More than 80 groups have signed up to be part of the Common Sense Balanced Budget Amendment Campaign coalition. National groups, like Americans for Tax Reform and Young Americans for Freedom, have joined, as have various local grassroots groups like the Baldwin Alabama Tea Party and the Bel Air Tea Party Patriots, for example. College Republican groups from across the country have also added their names to the list.

“It’s the issue we can kind of all get behind,” Giuda said, noting that he’s met very few Tea Party activists opposed to the idea of an amendment. “This is exactly why me and so many others got involved.”

The amendment envisioned by the coalition includes three pillars: ending the annual deficit by requiring a balanced budget, limiting federal spending to no more than 20 percent of the country’s GDP and requiring a two-thirds supermajority vote in Congress to raise taxes.

Ken Hagerty, the vice president for policy at Renewing American Leadership Action, said the super-majority requirement to raise taxes was added to the proposed amendment because “traditional BBAs have open back doors that the bad guys have learned to fill with taxes.”

“But we’ve also learned that even that is not enough, because the federal government is now consuming more than 27 percent of the GDP and rising,” he said. “It won’t do us a lot of good to balance the budget at a level that leaves us with a Euro-socialist economy.”

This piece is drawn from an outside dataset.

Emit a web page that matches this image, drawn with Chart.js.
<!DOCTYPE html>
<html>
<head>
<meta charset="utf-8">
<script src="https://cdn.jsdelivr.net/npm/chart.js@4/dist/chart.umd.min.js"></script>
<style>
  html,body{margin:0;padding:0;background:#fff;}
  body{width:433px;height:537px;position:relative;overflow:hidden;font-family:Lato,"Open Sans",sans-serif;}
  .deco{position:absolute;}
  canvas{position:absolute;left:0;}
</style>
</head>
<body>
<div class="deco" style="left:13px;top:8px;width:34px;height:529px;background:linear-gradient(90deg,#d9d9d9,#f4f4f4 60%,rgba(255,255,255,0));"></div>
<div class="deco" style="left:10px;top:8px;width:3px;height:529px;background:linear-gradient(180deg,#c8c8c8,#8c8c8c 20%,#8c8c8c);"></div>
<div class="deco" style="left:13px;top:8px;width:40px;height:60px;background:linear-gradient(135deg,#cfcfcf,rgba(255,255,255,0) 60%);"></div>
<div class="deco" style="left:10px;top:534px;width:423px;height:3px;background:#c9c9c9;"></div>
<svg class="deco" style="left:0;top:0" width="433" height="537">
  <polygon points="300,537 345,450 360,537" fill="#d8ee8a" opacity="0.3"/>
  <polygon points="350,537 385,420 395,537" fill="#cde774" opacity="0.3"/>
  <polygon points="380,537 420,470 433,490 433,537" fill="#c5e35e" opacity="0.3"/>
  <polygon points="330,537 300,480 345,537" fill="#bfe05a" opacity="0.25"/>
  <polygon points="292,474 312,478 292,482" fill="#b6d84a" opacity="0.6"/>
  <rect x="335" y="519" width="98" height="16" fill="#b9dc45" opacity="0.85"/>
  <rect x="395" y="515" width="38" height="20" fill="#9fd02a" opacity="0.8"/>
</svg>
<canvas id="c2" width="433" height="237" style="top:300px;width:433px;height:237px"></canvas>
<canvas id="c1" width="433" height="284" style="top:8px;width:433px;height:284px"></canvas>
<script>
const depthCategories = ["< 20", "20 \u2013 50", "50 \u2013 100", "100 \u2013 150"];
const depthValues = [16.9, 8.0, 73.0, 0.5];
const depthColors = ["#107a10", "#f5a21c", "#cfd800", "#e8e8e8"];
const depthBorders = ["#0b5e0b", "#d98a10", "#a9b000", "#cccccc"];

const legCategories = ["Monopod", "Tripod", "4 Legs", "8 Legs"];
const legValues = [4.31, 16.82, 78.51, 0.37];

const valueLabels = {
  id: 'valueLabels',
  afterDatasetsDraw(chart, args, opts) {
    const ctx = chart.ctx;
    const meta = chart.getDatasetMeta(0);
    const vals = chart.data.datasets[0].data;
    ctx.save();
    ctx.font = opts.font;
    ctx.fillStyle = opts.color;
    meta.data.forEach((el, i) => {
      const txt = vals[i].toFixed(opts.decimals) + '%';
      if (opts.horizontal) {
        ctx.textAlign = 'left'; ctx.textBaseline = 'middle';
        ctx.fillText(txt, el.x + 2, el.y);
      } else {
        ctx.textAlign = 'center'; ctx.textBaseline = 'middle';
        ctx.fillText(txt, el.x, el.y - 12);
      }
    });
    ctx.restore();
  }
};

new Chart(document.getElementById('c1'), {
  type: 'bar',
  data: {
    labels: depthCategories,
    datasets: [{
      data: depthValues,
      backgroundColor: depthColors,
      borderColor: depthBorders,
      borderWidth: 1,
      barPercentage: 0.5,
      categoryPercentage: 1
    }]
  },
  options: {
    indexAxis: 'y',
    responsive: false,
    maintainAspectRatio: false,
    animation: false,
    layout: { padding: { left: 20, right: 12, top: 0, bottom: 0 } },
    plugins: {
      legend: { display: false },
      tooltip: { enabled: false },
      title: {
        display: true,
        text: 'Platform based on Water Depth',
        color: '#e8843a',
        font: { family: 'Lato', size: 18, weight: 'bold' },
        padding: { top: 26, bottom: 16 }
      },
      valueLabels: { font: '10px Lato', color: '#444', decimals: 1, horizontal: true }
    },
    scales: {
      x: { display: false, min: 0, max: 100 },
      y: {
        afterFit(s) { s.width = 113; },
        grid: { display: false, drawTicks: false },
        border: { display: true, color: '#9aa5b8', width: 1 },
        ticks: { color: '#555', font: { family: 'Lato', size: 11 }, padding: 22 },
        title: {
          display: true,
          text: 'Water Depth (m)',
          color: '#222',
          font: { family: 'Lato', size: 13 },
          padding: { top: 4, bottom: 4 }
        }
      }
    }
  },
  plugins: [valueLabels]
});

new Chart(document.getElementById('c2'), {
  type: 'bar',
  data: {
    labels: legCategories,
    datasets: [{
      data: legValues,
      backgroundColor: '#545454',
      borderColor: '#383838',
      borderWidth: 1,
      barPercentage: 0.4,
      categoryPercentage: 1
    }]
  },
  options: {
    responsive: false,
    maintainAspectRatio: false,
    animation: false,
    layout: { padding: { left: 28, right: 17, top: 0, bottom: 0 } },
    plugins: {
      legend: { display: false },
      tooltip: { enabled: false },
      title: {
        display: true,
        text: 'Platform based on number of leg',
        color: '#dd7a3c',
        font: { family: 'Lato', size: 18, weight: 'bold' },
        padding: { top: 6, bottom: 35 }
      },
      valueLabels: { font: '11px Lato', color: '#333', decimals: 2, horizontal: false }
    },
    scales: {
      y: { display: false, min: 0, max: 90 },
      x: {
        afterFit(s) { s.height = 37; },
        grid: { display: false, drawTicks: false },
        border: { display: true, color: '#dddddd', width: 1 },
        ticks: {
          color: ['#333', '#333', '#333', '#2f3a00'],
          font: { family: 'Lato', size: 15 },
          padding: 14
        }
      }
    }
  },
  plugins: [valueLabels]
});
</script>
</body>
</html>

That’s why the amendment also includes capping federal spending at no more than 20 percent of GDP, the postwar historical average over the last 65 years. “That’s hardly draconian. But it’s enough to assure that we keep our republic,” Hagerty said.

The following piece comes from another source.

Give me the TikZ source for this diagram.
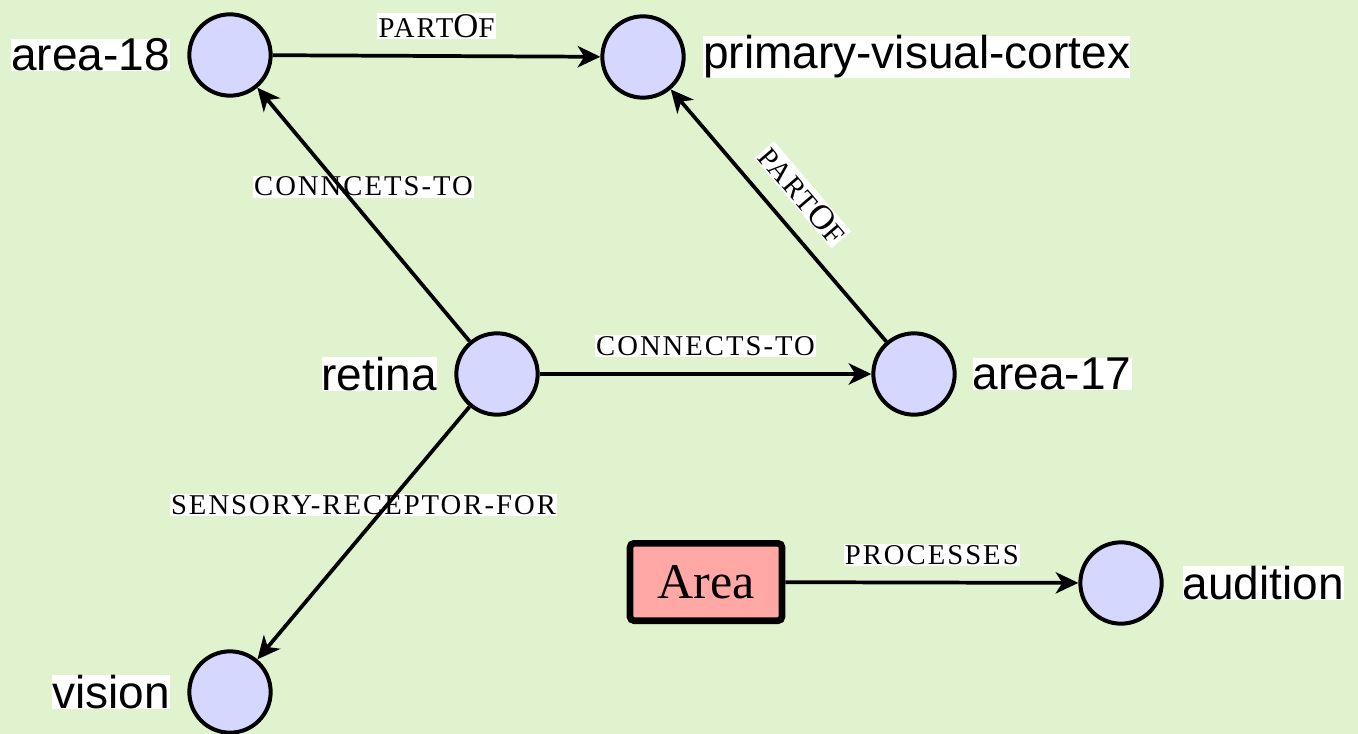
\documentclass[tikz,border=0pt]{standalone}
\usepackage{fontspec}
\setmainfont{Liberation Serif}
\newfontfamily\lblsans{Liberation Sans}
\newfontfamily\scfont[LetterSpace=7]{Liberation Serif}
\usetikzlibrary{arrows.meta,shapes.geometric}
\definecolor{bgc}{RGB}{224,242,206}
\definecolor{circc}{RGB}{213,215,255}
\definecolor{areac}{RGB}{255,168,165}
\newcommand\smc[1]{{\fontsize{21.5pt}{22pt}\scfont #1}}
\newcommand\bgc[1]{{\fontsize{26pt}{27pt}\scfont #1}}
\begin{document}
\begin{tikzpicture}[x=0.75pt,y=-0.75pt,
  concept/.style={circle, draw=black, line width=3pt, fill=circc, minimum size=61pt, inner sep=0pt},
  conceptlabel/.style={fill=white, inner sep=0pt, font=\lblsans\fontsize{34.5pt}{36pt}\selectfont},
  areabox/.style={rectangle, draw=black, line width=5pt, rounded corners=3pt, fill=areac,
    minimum width=114pt, minimum height=58pt, inner sep=0pt, font=\fontsize{37.5pt}{40pt}\selectfont},
  rel/.style={draw=black, line width=2.8pt, -{Stealth[length=17pt,width=16pt,inset=5pt]}},
  rlab/.style={fill=white, inner sep=1pt}]
\useasboundingbox (0,0) rectangle (1358,734);
\fill[bgc] (0,0) rectangle (1358,734);
\clip (0,0) rectangle (1358,734);
% concepts
\node[concept] (a18) at (230,55) {};
\node[concept] (pvc) at (643,57) {};
\node[concept] (ret) at (497,374) {};
\node[concept] (a17) at (914,374) {};
\node[concept] (vis) at (230,692) {};
\node[concept] (aud) at (1121,583) {};
\node[areabox] (area) at (706,582) {Area};
% concept labels
\node[conceptlabel, anchor=east] (a18l) at ([xshift=-13pt]a18.west) {area-18};
\node[conceptlabel, anchor=west] (pvcl) at ([xshift=13pt]pvc.east) {primary-visual-cortex};
\node[conceptlabel, anchor=east] (retl) at ([xshift=-13pt]ret.west) {retina};
\node[conceptlabel, anchor=west] (a17l) at ([xshift=12pt]a17.east) {area-17};
\node[conceptlabel, anchor=east] (visl) at ([xshift=-13pt]vis.west) {vision};
\node[conceptlabel, anchor=west] (audl) at ([xshift=14pt]aud.east) {audition};
% relation labels
\path (a18) -- (pvc) node[rlab, midway, above=12.5pt] (l1) {\smc{PART}\bgc{O}\smc{F}};
\path (ret) -- (a18) node[rlab, midway, above=12.5pt] (l2) {\smc{CONNCETS-TO}};
\path (a17) -- (pvc) node[rlab, midway, sloped, above=14pt] (l3) {\smc{PART}\bgc{O}\smc{F}};
\path (ret) -- (a17) node[rlab, midway, above=12.5pt] (l4) {\smc{CONNECTS-TO}};
\path (ret) -- (vis) node[rlab, midway, above=12.5pt] (l5) {\smc{SENSORY-RECEPTOR-FOR}};
\path (area) -- (aud) node[rlab, midway, above=12.5pt] (l6) {\smc{PROCESSES}};
% relations
\draw[rel] (a18) -- (pvc);
\draw[rel] (ret) -- (a18);
\draw[rel] (a17) -- (pvc);
\draw[rel] (ret) -- (a17);
\draw[rel] (ret) -- (vis);
\draw[rel] (area) -- (aud);
\end{tikzpicture}
\end{document}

A handful of Republican senators—Jim DeMint and Lindsey Graham of South Carolina, John McCain of Arizona and Tom Coburn of Oklahoma—reportedly will push for a constitutional amendment when they return from the August recess. “We’ll bring that back between now and the election,” DeMint told The Hill earlier this month.

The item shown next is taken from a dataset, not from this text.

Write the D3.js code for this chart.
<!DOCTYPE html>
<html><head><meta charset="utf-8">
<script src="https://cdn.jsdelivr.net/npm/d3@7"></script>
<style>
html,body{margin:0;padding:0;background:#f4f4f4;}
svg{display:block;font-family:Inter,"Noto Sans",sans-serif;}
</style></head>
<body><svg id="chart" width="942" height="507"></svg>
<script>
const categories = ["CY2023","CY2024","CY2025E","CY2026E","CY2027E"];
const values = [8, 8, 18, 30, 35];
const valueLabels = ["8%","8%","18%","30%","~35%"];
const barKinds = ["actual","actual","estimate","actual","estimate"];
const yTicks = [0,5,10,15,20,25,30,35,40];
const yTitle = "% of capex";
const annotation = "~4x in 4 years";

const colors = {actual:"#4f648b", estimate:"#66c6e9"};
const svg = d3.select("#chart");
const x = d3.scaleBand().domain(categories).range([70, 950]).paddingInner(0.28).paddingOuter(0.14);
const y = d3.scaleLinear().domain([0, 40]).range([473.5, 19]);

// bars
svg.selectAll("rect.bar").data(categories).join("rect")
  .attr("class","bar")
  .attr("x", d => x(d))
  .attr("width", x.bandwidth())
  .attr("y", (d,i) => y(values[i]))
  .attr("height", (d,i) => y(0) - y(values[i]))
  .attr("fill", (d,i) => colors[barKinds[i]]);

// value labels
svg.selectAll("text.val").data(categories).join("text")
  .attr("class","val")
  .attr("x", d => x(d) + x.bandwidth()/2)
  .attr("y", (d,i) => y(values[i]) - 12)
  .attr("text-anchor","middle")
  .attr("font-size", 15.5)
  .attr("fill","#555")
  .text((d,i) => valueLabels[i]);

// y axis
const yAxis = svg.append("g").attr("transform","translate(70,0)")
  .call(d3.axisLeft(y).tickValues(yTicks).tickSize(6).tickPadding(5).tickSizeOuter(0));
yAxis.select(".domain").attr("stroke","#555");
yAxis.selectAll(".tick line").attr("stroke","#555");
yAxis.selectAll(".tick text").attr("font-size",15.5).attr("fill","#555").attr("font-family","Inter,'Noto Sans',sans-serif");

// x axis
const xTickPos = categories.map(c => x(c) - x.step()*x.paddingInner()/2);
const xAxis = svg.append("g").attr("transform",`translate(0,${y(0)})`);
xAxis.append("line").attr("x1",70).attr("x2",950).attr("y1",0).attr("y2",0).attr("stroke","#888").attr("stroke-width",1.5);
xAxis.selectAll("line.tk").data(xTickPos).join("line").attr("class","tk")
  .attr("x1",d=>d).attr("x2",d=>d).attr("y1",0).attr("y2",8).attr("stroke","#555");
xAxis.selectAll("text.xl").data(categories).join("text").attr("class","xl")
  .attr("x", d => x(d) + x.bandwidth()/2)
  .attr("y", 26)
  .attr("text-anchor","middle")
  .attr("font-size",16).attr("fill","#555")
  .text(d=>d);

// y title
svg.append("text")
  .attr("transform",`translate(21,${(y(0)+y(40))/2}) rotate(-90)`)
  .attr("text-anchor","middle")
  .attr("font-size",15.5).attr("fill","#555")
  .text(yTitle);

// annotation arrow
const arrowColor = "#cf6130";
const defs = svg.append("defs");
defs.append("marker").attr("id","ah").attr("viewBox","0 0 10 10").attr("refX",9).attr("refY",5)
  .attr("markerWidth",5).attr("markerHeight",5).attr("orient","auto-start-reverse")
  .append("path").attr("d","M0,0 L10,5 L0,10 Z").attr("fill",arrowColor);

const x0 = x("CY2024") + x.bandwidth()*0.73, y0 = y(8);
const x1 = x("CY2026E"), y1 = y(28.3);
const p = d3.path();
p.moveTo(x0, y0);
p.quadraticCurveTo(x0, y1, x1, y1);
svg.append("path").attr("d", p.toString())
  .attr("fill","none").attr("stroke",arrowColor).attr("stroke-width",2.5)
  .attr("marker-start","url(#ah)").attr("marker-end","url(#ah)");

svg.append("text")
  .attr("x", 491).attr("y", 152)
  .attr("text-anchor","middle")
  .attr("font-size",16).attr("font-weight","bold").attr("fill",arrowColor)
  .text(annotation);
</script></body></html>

A spokesman for DeMint did not immediately return a request for comment on the Common Sense Balanced Budget Amendment Campaign.

Dr. Larry Sabato, professor of political science at the University of Virginia who wrote about the balanced budget amendment in his book “A More Perfect Constitution,” downplayed the chances of the proposed amendment being successful. “Constitutional amendments are extraordinarily difficult to ratify,” he said.
He suggested the debate will be impacted by what President Obama’s deficit commission recommends in December: “If there is truly a bipartisan pathway to a balanced budget and substantial reduction of the national debt over the next decade, any new efforts to create a BBA will die on the vine or go nowhere.”

But even if the GOP wins control of Congress, he said, he doubts a two-thirds vote could pass both the House and Senate. “And I’m not sure there are 38 states willing to ratify a BBA either… It is easy to get to 30 states for something like a BBA. But 35, 36, 37 are tough. 38 is nigh impossible,” he said.

A number of candidates for the U.S. Senate this year support a balanced budget amendment, including Republicans Sharron Angle in Nevada, Rand Paul in Kentucky and Marco Rubio in Florida.